Ada calo, tentu ada pula konsumennya yang jumlahnya ternyata ‘’astaga’’. Lihat saja bagaimana di Pilkada KK yang sudah menggeliat, orang-orang (dari politikus, pengangguran banyak gaya, ASN, pedagang, hingga wartawan) berbondong mendadak politikus, menyodorkan diri ke parpol-parpol yang membuka pendaftaran bakal kandidat. Politik Pilkada pada akhirnya menjadi sekadar ajang pencarian bakat semacam Indonesian Idol, KDI, atau AFI.

Ketika ambisi kekuasaan merasuk, akal sehat perlahan mati. Mereka yang bukan politikus bersesakan mendaftar sebagai calon kepala daerah di parpol-parpol yang membuka pendaftaran, apapun alasannya, memang mengambil jalan pintas. Namun politikus, kader parpol, apalagi yang masih menduduki jabatan politik sebagai Walikota atau Wawali, dengan bangga ikut mendaftar ke partainya sendiri dan partai lain, dalam pandangan saya adalah politikus idiot.

Untuk apa mereka berpartai? Terlebih jika dia adalah Ketua DPW, DPD, DPC, apalagi DPP, dan terbukti telah meraih jabatan politik elit. Bagaimana pula mekanisme di dalam parpolnya?
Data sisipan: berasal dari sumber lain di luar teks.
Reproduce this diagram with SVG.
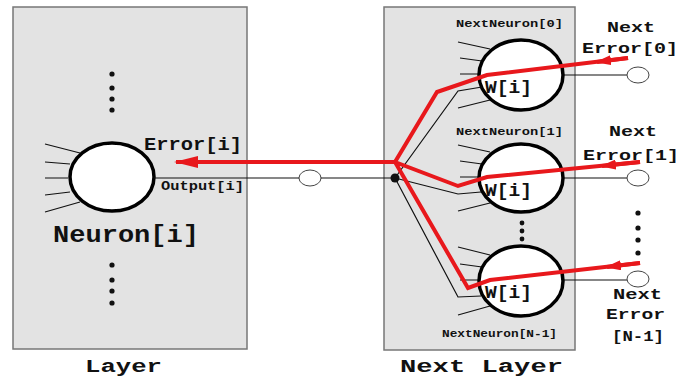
<svg xmlns="http://www.w3.org/2000/svg" width="682" height="381" viewBox="0 0 682 381">
<style>
.panel{fill:#e3e3e3;stroke:#777;stroke-width:1.5}
.neuron{fill:#fff;stroke:#000;stroke-width:3.5}
.small{fill:#fff;stroke:#444;stroke-width:1}
.wire{stroke:#111;stroke-width:1.2;fill:none}
.red{stroke:#e8181c;stroke-width:4;fill:none;stroke-linejoin:miter}
.dot{fill:#111}
text{font-family:"Liberation Mono","Courier New",monospace;font-weight:bold;fill:#111}
</style>
<defs>
<marker id="bigArrow" markerUnits="userSpaceOnUse" viewBox="0 0 24 12" refX="22" refY="6" markerWidth="24" markerHeight="12" orient="auto"><path d="M0,0 L24,6 L0,12 z" fill="#e8181c"/></marker>
<marker id="arrow" markerUnits="userSpaceOnUse" viewBox="0 0 16 10" refX="14" refY="5" markerWidth="16" markerHeight="10" orient="auto"><path d="M0,0 L16,5 L0,10 z" fill="#e8181c"/></marker>
</defs>

<g id="layer">
<rect class="panel" x="13" y="7" width="234" height="342"/>
<g class="dot"><circle cx="112" cy="74" r="2.6"/><circle cx="112" cy="88" r="2.6"/><circle cx="112" cy="99" r="2.6"/><circle cx="112" cy="110" r="2.6"/><circle cx="112" cy="265" r="2.6"/><circle cx="112" cy="280" r="2.6"/><circle cx="112" cy="291" r="2.6"/><circle cx="112" cy="303" r="2.6"/></g>
<text x="85" y="372" font-size="18" textLength="77" lengthAdjust="spacingAndGlyphs">Layer</text>
</g>

<g id="next-layer">
<rect class="panel" x="384" y="7" width="191" height="343"/>
<g class="dot"><circle cx="522" cy="223" r="2.4"/><circle cx="522" cy="231" r="2.4"/><circle cx="522" cy="239" r="2.4"/></g>
<text x="400" y="372" font-size="18.5" textLength="163" lengthAdjust="spacingAndGlyphs">Next Layer</text>
</g>

<g id="neuron-i">
<g class="wire"><path d="M45,144 L80,153 M45,162 L70,164 M45,178 L68,178 M45,195 L70,192 M45,212 L80,202"/></g>
<ellipse class="neuron" cx="112" cy="177" rx="42" ry="34"/>
<text x="144" y="150" font-size="18" textLength="98" lengthAdjust="spacingAndGlyphs">Error[i]</text>
<text x="161" y="190" font-size="13" textLength="83" lengthAdjust="spacingAndGlyphs">Output[i]</text>
<text x="53" y="242" font-size="23" textLength="146" lengthAdjust="spacingAndGlyphs">Neuron[i]</text>
</g>

<g id="next-neuron-0">
<g class="wire"><path d="M458,42 L490,49 M460,58 L482,61 M460,74 L480,74 M458,108 L490,100 M563,75 L627,75"/></g>
<ellipse class="neuron" cx="521" cy="75" rx="42" ry="35"/>
<ellipse class="small" cx="638" cy="75" rx="11" ry="8"/>
<text x="456" y="27" font-size="11" textLength="107" lengthAdjust="spacingAndGlyphs">NextNeuron[0]</text>
<text x="485" y="93" font-size="18" textLength="47" lengthAdjust="spacingAndGlyphs">W[i]</text>
<text x="607" y="32" font-size="15" textLength="48" lengthAdjust="spacingAndGlyphs">Next</text>
<text x="582" y="53" font-size="15" textLength="96" lengthAdjust="spacingAndGlyphs">Error[0]</text>
</g>

<g id="next-neuron-1">
<g class="wire"><path d="M458,145 L490,152 M460,161 L482,164 M460,177 L480,177 M458,211 L490,203 M563,178 L627,178"/></g>
<ellipse class="neuron" cx="521" cy="178" rx="42" ry="34"/>
<ellipse class="small" cx="638" cy="178" rx="11" ry="8"/>
<text x="456" y="135" font-size="11" textLength="107" lengthAdjust="spacingAndGlyphs">NextNeuron[1]</text>
<text x="485" y="196" font-size="18" textLength="47" lengthAdjust="spacingAndGlyphs">W[i]</text>
<text x="609" y="136" font-size="15" textLength="48" lengthAdjust="spacingAndGlyphs">Next</text>
<text x="583" y="160" font-size="15" textLength="96" lengthAdjust="spacingAndGlyphs">Error[1]</text>
</g>

<g id="next-neuron-n1">
<g class="wire"><path d="M458,247 L490,255 M460,264 L482,267 M460,280 L480,280 M458,315 L490,306 M563,280 L627,280"/></g>
<ellipse class="neuron" cx="521" cy="281" rx="42" ry="35"/>
<ellipse class="small" cx="638" cy="279" rx="11" ry="8"/>
<text x="442" y="337" font-size="11" textLength="115" lengthAdjust="spacingAndGlyphs">NextNeuron[N-1]</text>
<text x="485" y="298" font-size="18" textLength="47" lengthAdjust="spacingAndGlyphs">W[i]</text>
<g class="dot"><circle cx="638" cy="213" r="2.6"/><circle cx="638" cy="228" r="2.6"/><circle cx="638" cy="240" r="2.6"/><circle cx="638" cy="253" r="2.6"/></g>
<text x="613" y="299" font-size="15" textLength="49" lengthAdjust="spacingAndGlyphs">Next</text>
<text x="606" y="319" font-size="15" textLength="59" lengthAdjust="spacingAndGlyphs">Error</text>
<text x="612" y="341" font-size="15" textLength="52" lengthAdjust="spacingAndGlyphs">[N-1]</text>
</g>

<g id="output-node">
<ellipse class="small" cx="310" cy="178" rx="11" ry="8"/>
</g>

<g id="connectors">
<path class="wire" d="M154,178 L299,178 M321,178 L395,178"/>
<path class="wire" d="M395,178 L458,91 L482,87 M395,178 L458,194 L481,192 M395,178 L458,297 L481,296"/>
<circle class="dot" cx="395" cy="178" r="4.5"/>
<path class="red" d="M395,162 L176,162" marker-end="url(#bigArrow)"/>
<path class="red" d="M628,58 L487,75 L437,92 L395,162 L458,186 L487,177 L640,162 M395,162 L468,288 L490,280 L640,263"/>
<path class="red" d="M628,58 L597,62" marker-end="url(#arrow)"/>
<path class="red" d="M640,162 L602,166" marker-end="url(#arrow)"/>
<path class="red" d="M640,263 L607,267" marker-end="url(#arrow)"/>
</g>
</svg>
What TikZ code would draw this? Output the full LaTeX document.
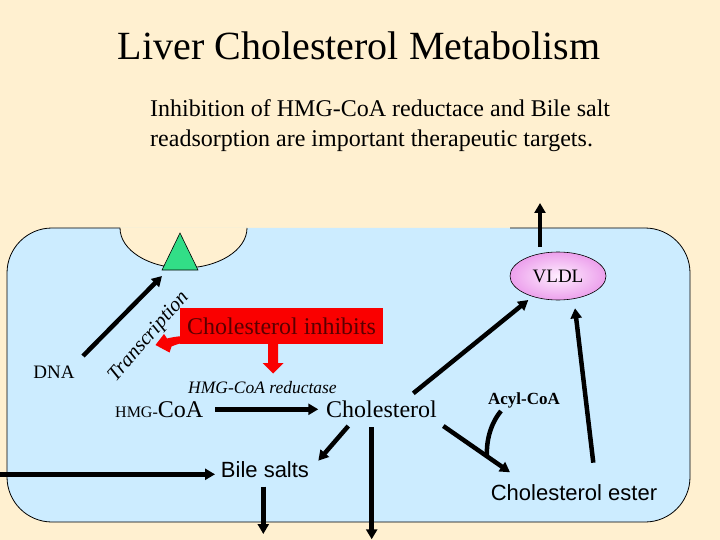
\documentclass[tikz,border=0pt]{standalone}
\usepackage{fontspec}
\setmainfont{Liberation Serif}
\setsansfont{Liberation Sans}
\usetikzlibrary{arrows.meta,shapes.geometric}
\definecolor{cream}{RGB}{255,240,208}
\definecolor{cellblue}{RGB}{204,236,255}
\definecolor{trigreen}{RGB}{50,222,135}
\definecolor{boxred}{RGB}{250,0,0}
\definecolor{inhibtext}{RGB}{90,0,0}
\definecolor{vldlin}{RGB}{255,238,255}
\definecolor{vldlout}{RGB}{236,160,236}
\newcommand\mysz[1]{\fontsize{#1}{#1}\selectfont}
\begin{document}
\begin{tikzpicture}[x=1pt,y=-1pt,
  flow/.style={line width=4.5pt,-{Triangle[length=10pt,width=11pt]}},
  plainline/.style={line width=4.5pt},
  txt/.style={inner sep=0pt,anchor=base},
  redarrow/.style={fill=boxred},
  border/.style={line width=0.8pt,draw=black}]
\useasboundingbox (0,0) rectangle (720,540);
\fill[cream] (0,0) rectangle (720,540);
% cell
\fill[cellblue,rounded corners=45pt] (7,228) rectangle (690,522);
\fill[cream] (120,228) .. controls (120,250) and (148.5,268) .. (183.5,268)
   .. controls (218.5,268) and (247,250) .. (247,228) -- cycle;
\draw[border] (120,228) .. controls (120,250) and (148.5,268) .. (183.5,268)
   .. controls (218.5,268) and (247,250) .. (247,228);
\draw[border,rounded corners=45pt] (120,228) -- (7,228) -- (7,522) -- (690,522) -- (690,228) -- (510,228);
% receptor
\draw[fill=trigreen,line width=0.6pt] (180,233) -- (198,270) -- (162,270) -- cycle;
% texts
\node[txt,font=\mysz{40}] (title) at (359,60) {Liver Cholesterol Metabolism};
\node[txt,anchor=base west,font=\mysz{24}] (sub1) at (150,117) {Inhibition of HMG-CoA reductace and Bile salt};
\node[txt,anchor=base west,font=\mysz{24}] (sub2) at (150,147) {readsorption are important therapeutic targets.};
\node[txt,font=\mysz{19}] (dna) at (54,378) {DNA};
\node[inner sep=0pt,rotate=49,font=\itshape\mysz{20.5}] (transc) at (149,337) {Transcription};
\node[fill=boxred,minimum width=203pt,minimum height=36pt,inner sep=0pt,
      text=inhibtext,font=\mysz{24}] (inhib) at (281.5,326) {Cholesterol inhibits};
\node[txt,anchor=base west,font=\itshape\mysz{17.5}] (reduct) at (188,393) {HMG-CoA reductase};
\node[txt,anchor=base west] (hmg) at (115,417) {{\mysz{16}HMG-}{\mysz{24}CoA}};
\node[txt,font=\mysz{24}] (chol) at (381.5,417) {Cholesterol};
\node[txt,font=\sffamily\mysz{22}] (bile) at (265,477) {Bile salts};
\node[txt,font=\sffamily\mysz{22}] (ester) at (574,500) {Cholesterol ester};
\node[txt,font=\bfseries\mysz{17}] (acyl) at (524,404) {Acyl-CoA};
\node[ellipse,draw,line width=0.6pt,minimum width=96pt,minimum height=48pt,inner sep=0pt,
      shading=radial,inner color=vldlin,outer color=vldlout,font=\mysz{19}] (vldl) at (558,276) {VLDL};
% red arrows
\fill[redarrow] (268,343) -- (278,343) -- (278,363) -- (283.5,363) -- (273,373.5) -- (262.5,363) -- (268,363) -- cycle;
\fill[redarrow] (183,336) .. controls (176,336.5) and (171,337.5) .. (167,338.5) -- (164,334) -- (155.5,345)
   -- (169.5,352.5) -- (171.5,346.5) .. controls (175,345) and (179,343.5) .. (183,343) -- cycle;
% coordinates for connector ends
\coordinate (dnaS) at (83,356);
\coordinate (rcpt) at (162,276);
\coordinate (hmgE) at (215,409.3);
\coordinate (cholW) at (318.3,409.3);
\coordinate (cholSW) at (348.3,426);
\coordinate (bileNE) at (318.3,460.7);
\coordinate (cholS) at (371.7,427.3);
\coordinate (outS) at (371.7,539.3);
\coordinate (inW) at (0,474.3);
\coordinate (bileW) at (215,474.3);
\coordinate (bileS) at (263.3,486.7);
\coordinate (bileOut) at (263.3,534);
\coordinate (cholNE) at (413.3,393.3);
\coordinate (vldlSW) at (528.3,300);
\coordinate (cholSE) at (443.3,426);
\coordinate (esterNW) at (510,472.3);
\coordinate (esterN) at (593.3,462.7);
\coordinate (vldlS) at (575,308.3);
\coordinate (vldlN) at (540,247);
\coordinate (vldlOut) at (540,203);
\coordinate (acylS) at (501,411);
\coordinate (acylJoin) at (487,457);
% black arrows
\draw[flow] (dnaS) -- (rcpt);
\draw[flow] (hmgE) -- (cholW);
\draw[flow] (cholSW) -- (bileNE);
\draw[flow] (cholS) -- (outS);
\draw[flow] (inW) -- (bileW);
\draw[flow] (bileS) -- (bileOut);
\draw[flow] (cholNE) -- (vldlSW);
\draw[flow] (cholSE) -- (esterNW);
\draw[flow] (esterN) -- (vldlS);
\draw[flow] (vldlN) -- (vldlOut);
\draw[plainline] (acylS) .. controls (491,423) and (486,440) .. (acylJoin);
\end{tikzpicture}
\end{document}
Bikin apa saja sang parpol selama lima tahun hingga tak punya sistem penyiapan dan indikator siapa kadernya yang diterima dan didukung oleh konstituen?

Praktek politik ‘’tiba saat, tiba masalah’’ hanya menghasilkan para pemimpin pencitraan berbiaya mahal, yang akhirnya cuma jadi predator terhadap orang banyak yang dia pimpin. Yang menempatkan seluruh kita tak beda dengan kerbau dungu yang gagal memetik pelajaran dari pengalaman praktek politik ‘’pemilihan langsung’’ setidaknya dalam 19 tahun terakhir.
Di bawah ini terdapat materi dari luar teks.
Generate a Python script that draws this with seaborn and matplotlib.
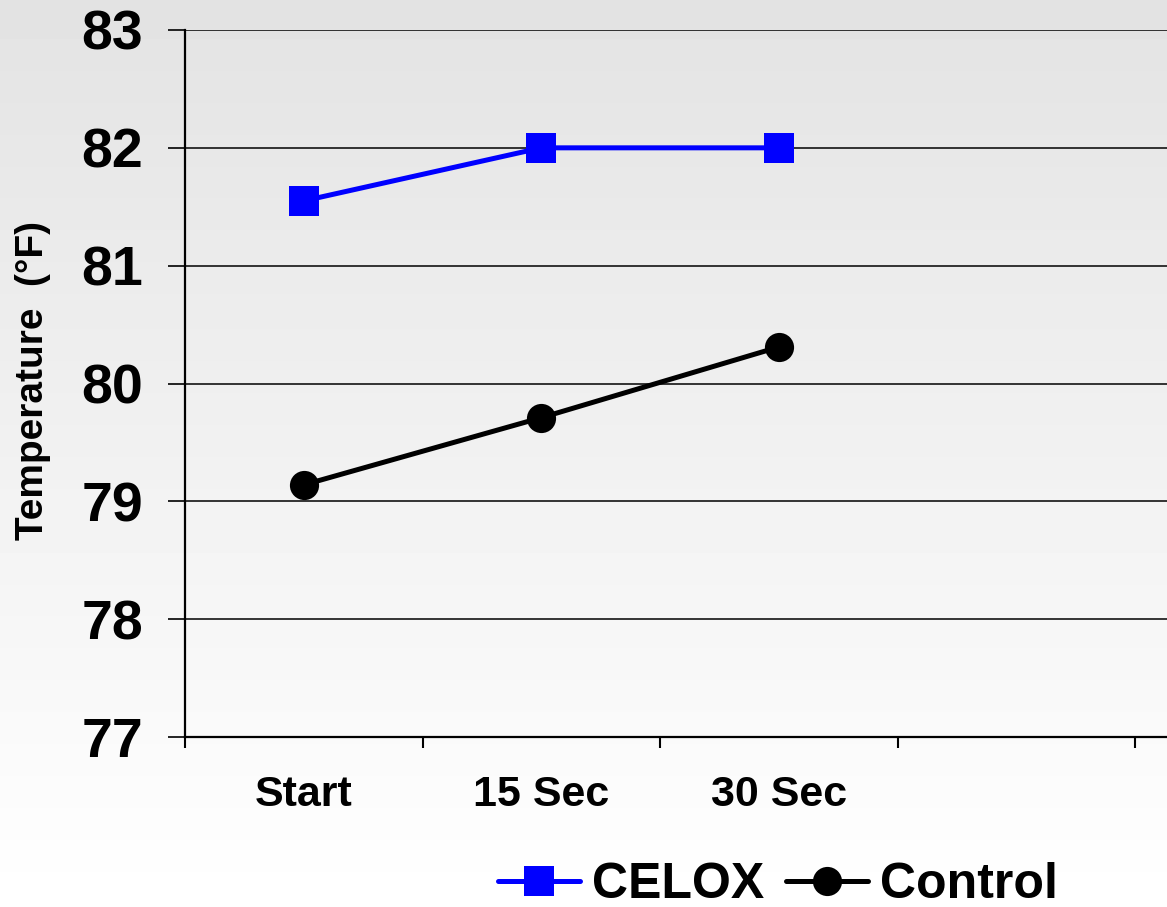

Itu sebabnya, di tengah keriuhan bermunculannya nama-nama yang mendaftar di parpol-parpol yang tengah menjaring kandidat untuk Pilkada KK 2018, saya bersyukur sembari mengusap dada. Setidaknya, sekalipun—dengan sejujurnya—punya mimpi jadi kandidat Cawali atau Cawawali, saya masih terlalu waras untuk merendahkan diri jadi korban percaloan. Sekadar demi pernah mencatatkan diri sebagai kandidat.***

Singkatan dan Istilah yang Digunakan:

AFI: Akademi Fantasi Indonesia; ASN: Aparatur Sipil Negera; BMR: Bolaang Mongondow Raya; Cabup: Calon Bupati; Caleg: Calon Legislatif; Capres: Calon Presiden; Cawabup: Calon Wakil Bupati; Cawagub: Calon Wakil Gubernur; Cawali: Calon Walikota; Cawapres: Calon Wakil Presiden; Cawawali: Calon Wakil Walikota; DPC: Dewan Pimpinan Cabang; DPD: Dewan Pimpinan Daerah; DPP: Dewan Pimpinan Pusat; DPRD: Dewan Perwakilan Rakyat Daerah; DPW: Dewan Pimpinan Wilayah; Hanura: Hati Nurani Rakyat; KDI: Kontes Dangdut Indonesia; KK: Kota Kotamobagi; Orba: Orde Baru; PAN: Partai Amanat Nasional; Parpol: Partai Politik; PDIP: Partai Demokrasi Indonesia Perjuangan; Pemilu: Pemilihan Umum; PG: Partai Golkar; Pilkada: Pemilihan Kepala Daerah; Sulut: Sulawesi Utara; TPS: Tempat Pemungutan Suara; dan Wawali: Wakil Walikota.